● Aim of the task: Transcribe the records that follow in their entirety, omitting any pictures.
━━━━━━━━━━
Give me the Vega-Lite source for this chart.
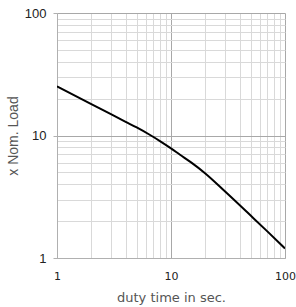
{
  "$schema": "https://vega.github.io/schema/vega-lite/v6.json",
  "autosize": "none",
  "width": 228,
  "height": 245,
  "padding": {"left": 57, "top": 13, "right": 11, "bottom": 49},
  "background": "white",
  "config": {"view": {"stroke": null}, "font": "DejaVu Sans"},
  "data": {"values": [
    {"t": 1, "load": 25.18},
    {"t": 2, "load": 18.05},
    {"t": 3, "load": 14.86},
    {"t": 4, "load": 12.94},
    {"t": 5, "load": 11.63},
    {"t": 6.5, "load": 10.14},
    {"t": 8, "load": 9.01},
    {"t": 10, "load": 7.85},
    {"t": 12, "load": 6.96},
    {"t": 15, "load": 6.03},
    {"t": 20, "load": 4.9},
    {"t": 30, "load": 3.47},
    {"t": 50, "load": 2.22},
    {"t": 70, "load": 1.65},
    {"t": 100, "load": 1.196}
  ]},
  "mark": {"type": "line", "color": "black", "strokeWidth": 2, "interpolate": "monotone", "clip": true},
  "encoding": {
    "x": {
      "field": "t", "type": "quantitative",
      "scale": {"type": "log", "domain": [1, 100], "nice": false},
      "axis": {
        "title": "duty time in sec.",
        "titleFont": "DejaVu Sans", "titleFontSize": 13, "titleFontWeight": "normal", "titleColor": "#555",
        "titlePadding": 10,
        "values": [1,2,3,4,5,6,7,8,9,10,20,30,40,50,60,70,80,90,100],
        "labelExpr": "datum.value==1||datum.value==10||datum.value==100 ? format(datum.value,'d') : ''",
        "labelFont": "DejaVu Sans", "labelFontSize": 11, "labelColor": "#222", "labelPadding": 12,
        "labelOverlap": false, "labelFlush": false,
        "ticks": false,
        "domainColor": "#b0b0b0",
        "gridColor": {"condition": {"test": "datum.value==1||datum.value==10||datum.value==100", "value": "#a8a8a8"}, "value": "#d9d9d9"}
      }
    },
    "y": {
      "field": "load", "type": "quantitative",
      "scale": {"type": "log", "domain": [1, 100], "nice": false},
      "axis": {
        "title": "x Nom. Load",
        "titleFont": "Liberation Sans", "titleFontSize": 14, "titleFontWeight": "normal", "titleColor": "#555",
        "titlePadding": 4,
        "values": [1,2,3,4,5,6,7,8,9,10,20,30,40,50,60,70,80,90,100],
        "labelExpr": "datum.value==1||datum.value==10||datum.value==100 ? format(datum.value,'d') : ''",
        "labelFont": "Liberation Sans", "labelFontSize": 13, "labelColor": "#222", "labelPadding": 7,
        "labelOverlap": false, "labelFlush": false,
        "tickSize": 4,
        "tickColor": {"condition": {"test": "datum.value==1||datum.value==10||datum.value==100", "value": "#b0b0b0"}, "value": "transparent"},
        "domainColor": "#b0b0b0",
        "gridColor": {"condition": {"test": "datum.value==1||datum.value==10||datum.value==100", "value": "#a8a8a8"}, "value": "#d9d9d9"}
      }
    }
  }
}
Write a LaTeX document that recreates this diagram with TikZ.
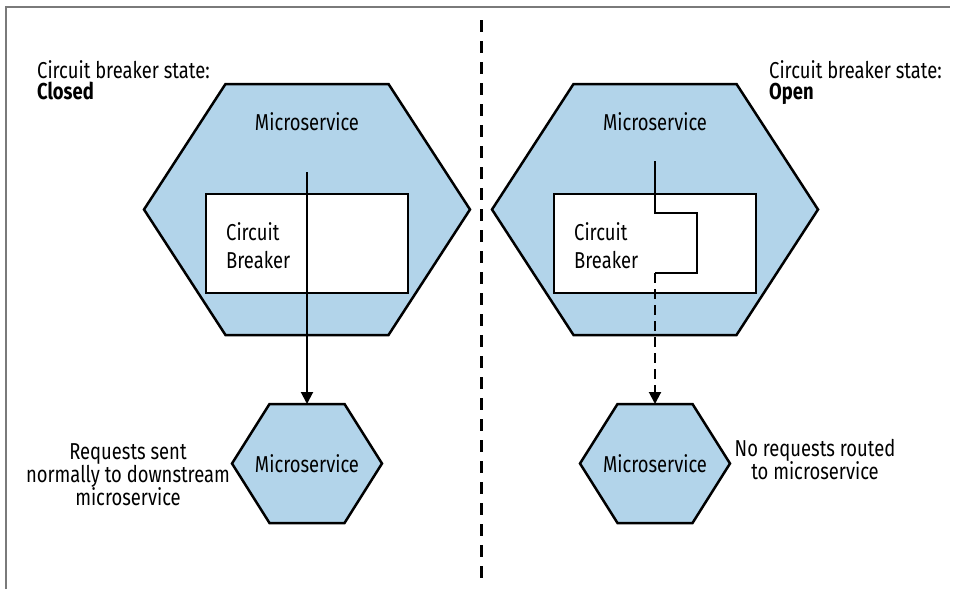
━━━━━━━━━━
● Output for this task:
Give me the Vega-Lite source for this chart.
{
  "$schema": "https://vega.github.io/schema/vega-lite/v6.json",
  "autosize": "none",
  "width": 228,
  "height": 245,
  "padding": {"left": 57, "top": 13, "right": 11, "bottom": 49},
  "background": "white",
  "config": {"view": {"stroke": null}, "font": "DejaVu Sans"},
  "data": {"values": [
    {"t": 1, "load": 25.18},
    {"t": 2, "load": 18.05},
    {"t": 3, "load": 14.86},
    {"t": 4, "load": 12.94},
    {"t": 5, "load": 11.63},
    {"t": 6.5, "load": 10.14},
    {"t": 8, "load": 9.01},
    {"t": 10, "load": 7.85},
    {"t": 12, "load": 6.96},
    {"t": 15, "load": 6.03},
    {"t": 20, "load": 4.9},
    {"t": 30, "load": 3.47},
    {"t": 50, "load": 2.22},
    {"t": 70, "load": 1.65},
    {"t": 100, "load": 1.196}
  ]},
  "mark": {"type": "line", "color": "black", "strokeWidth": 2, "interpolate": "monotone", "clip": true},
  "encoding": {
    "x": {
      "field": "t", "type": "quantitative",
      "scale": {"type": "log", "domain": [1, 100], "nice": false},
      "axis": {
        "title": "duty time in sec.",
        "titleFont": "DejaVu Sans", "titleFontSize": 13, "titleFontWeight": "normal", "titleColor": "#555",
        "titlePadding": 10,
        "values": [1,2,3,4,5,6,7,8,9,10,20,30,40,50,60,70,80,90,100],
        "labelExpr": "datum.value==1||datum.value==10||datum.value==100 ? format(datum.value,'d') : ''",
        "labelFont": "DejaVu Sans", "labelFontSize": 11, "labelColor": "#222", "labelPadding": 12,
        "labelOverlap": false, "labelFlush": false,
        "ticks": false,
        "domainColor": "#b0b0b0",
        "gridColor": {"condition": {"test": "datum.value==1||datum.value==10||datum.value==100", "value": "#a8a8a8"}, "value": "#d9d9d9"}
      }
    },
    "y": {
      "field": "load", "type": "quantitative",
      "scale": {"type": "log", "domain": [1, 100], "nice": false},
      "axis": {
        "title": "x Nom. Load",
        "titleFont": "Liberation Sans", "titleFontSize": 14, "titleFontWeight": "normal", "titleColor": "#555",
        "titlePadding": 4,
        "values": [1,2,3,4,5,6,7,8,9,10,20,30,40,50,60,70,80,90,100],
        "labelExpr": "datum.value==1||datum.value==10||datum.value==100 ? format(datum.value,'d') : ''",
        "labelFont": "Liberation Sans", "labelFontSize": 13, "labelColor": "#222", "labelPadding": 7,
        "labelOverlap": false, "labelFlush": false,
        "tickSize": 4,
        "tickColor": {"condition": {"test": "datum.value==1||datum.value==10||datum.value==100", "value": "#b0b0b0"}, "value": "transparent"},
        "domainColor": "#b0b0b0",
        "gridColor": {"condition": {"test": "datum.value==1||datum.value==10||datum.value==100", "value": "#a8a8a8"}, "value": "#d9d9d9"}
      }
    }
  }
}
Write a LaTeX document that recreates this diagram with TikZ.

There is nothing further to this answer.